A few days before my appointment, I experimented with a few topical anesthetic products, both patches and creams, and tested my skin sensitivity with a toothpick, noting how long it took each to take effect and how long the numbing sensation lasted. I would have preferred to use something that numbed to a greater depth, but such products are prescription-only and can require a pharmacy special order. So about 45 minutes before my appointment time, I used a spatula to apply an over-the-counter lidocaine cream to both of my upper arms and then I wrapped them in plastic wrap. I made sure that I was hydrated and then drove to the site.

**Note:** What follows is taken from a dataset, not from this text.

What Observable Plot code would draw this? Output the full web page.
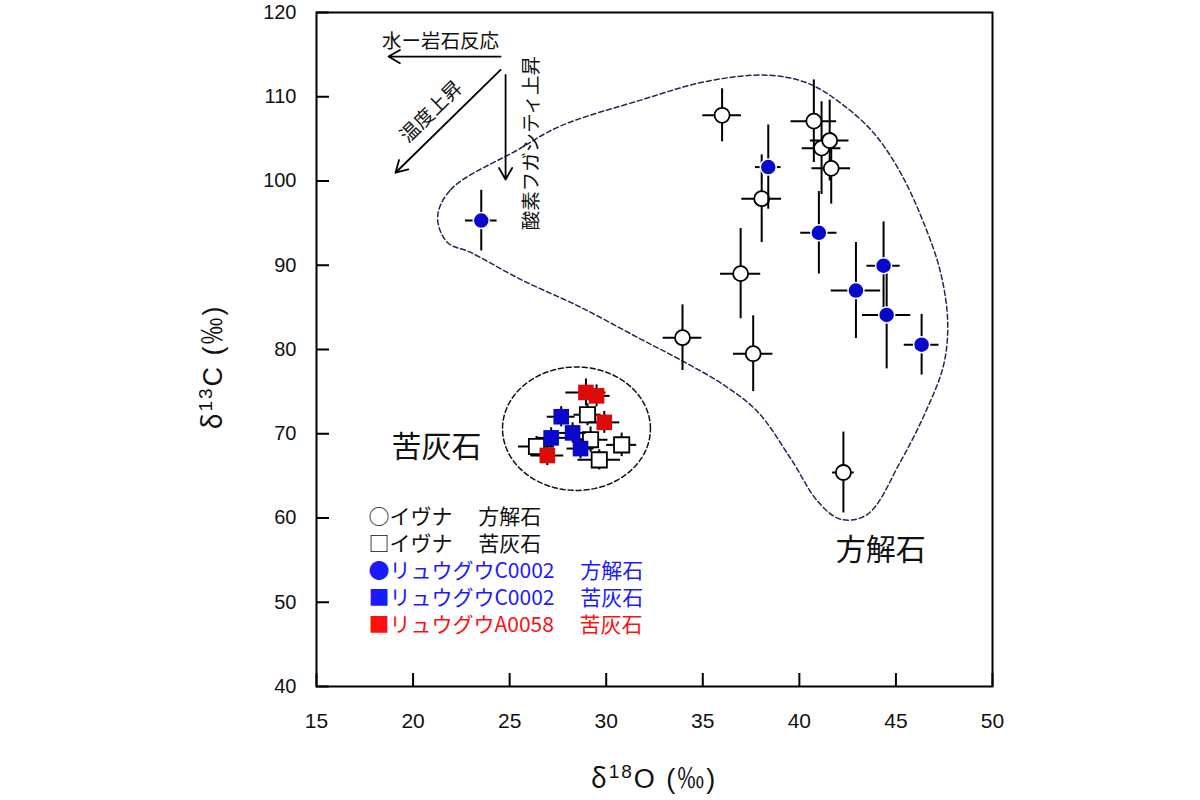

After checking in, I cleaned off my arms with wet wipes and tissues. The plastic wrap trapped my body heat and activated the lidocaine, which I confirmed with my toothpick. Next, I rubbed some scented lotion under my nose to mask the triggering smell of isopropyl alcohol. Finally, I loaded a word seek game on my iPad as a distraction. I found the word “oil.” And “lean.” And “sel,” which I didn’t know was a word. This is where I was when I offered up my bare left arm.

“Relax.”

I could feel the needle, or at least a muted, more pressure-like version of a needle’s sharpness. Then it was gone, quickly. I exhaled deeply. The lidocaine had done its work. 

I’m still frightened of needles. I probably always will be. But, for me, the routine worked. This time. Would it work for others? Will it work for me on other procedures? Or will I need a new set of tactics and tools? I don’t know. I do know that some needle phobics have found ways — products, medication or therapy — to manage this issue so that it does not stand in the way of their health. Frequently, they do this on their own, feeling a lack of support from the medical community.

And sometimes they are ashamed to admit weakness in a world that values stoicism in the face of pain. After I posted my story and a vaccine selfie on social media, I received a message from my great-aunt, a former nurse. “Your dad wasn’t good with shots and needles,” she wrote. “You have it too!”

I never knew. Stunned, I think about what psychological dances my father must have done to navigate the relief he needed from the pain of metastatic cancer as it crushed his spine.

So medical providers, I am begging you, please do not tell your patients, “You can get over this.” Instead, look your patients in the eyes and say, “I will help you get through this.”